On Friday nights, we often do “sleepovers” at my house. The three of us, my wife, daughter, and I, cuddle up on our bed, pop some popcorn, and watch a movie together. Afterwards, we make a pallet on the floor and let the daughter sleep in our room. It's always a lot of fun and a nice way to end a long week. This past Friday we put in the new Signature Collection edition of Pinocchio and thoroughly enjoyed it.
We’ve done a good job of watching most of the modern family films with my daughter, but we’re only slowly making our way through the classics. It's amazing experiencing these films I loved as a kid with her and rekindling all that joy.
You can read my full review of Pinocchio.
Gordon S. Miller writes, Doing our part to assist with "getting recognized more and more," as President Trump recently said, this week's "Five Cool Things..." shines a spotlight on Frederick Douglass. He was born into slavery, and after multiple attempts, he finally escaped on September 3, 1838. He went on to become an abolitionist and an author.

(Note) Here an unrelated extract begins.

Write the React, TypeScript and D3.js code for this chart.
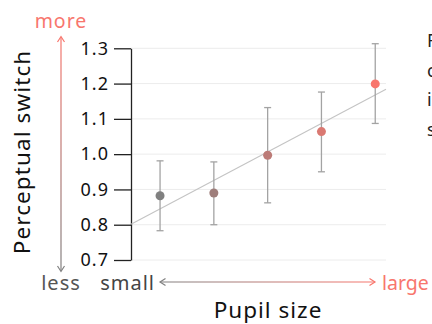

While traveling in Scotland, he wrote to Horace Greeley, founder of the New-York Tribune, in a letter dated April 15, 1846, a sentiment applicable now as it was then and always will be:
"I am one of those who think the best friend of a nation is he who most faithfully rebukes her for her sins—and he her worst enemy, who, under the specious and popular garb of patriotism, seeks to excuse, palliate, and defend them."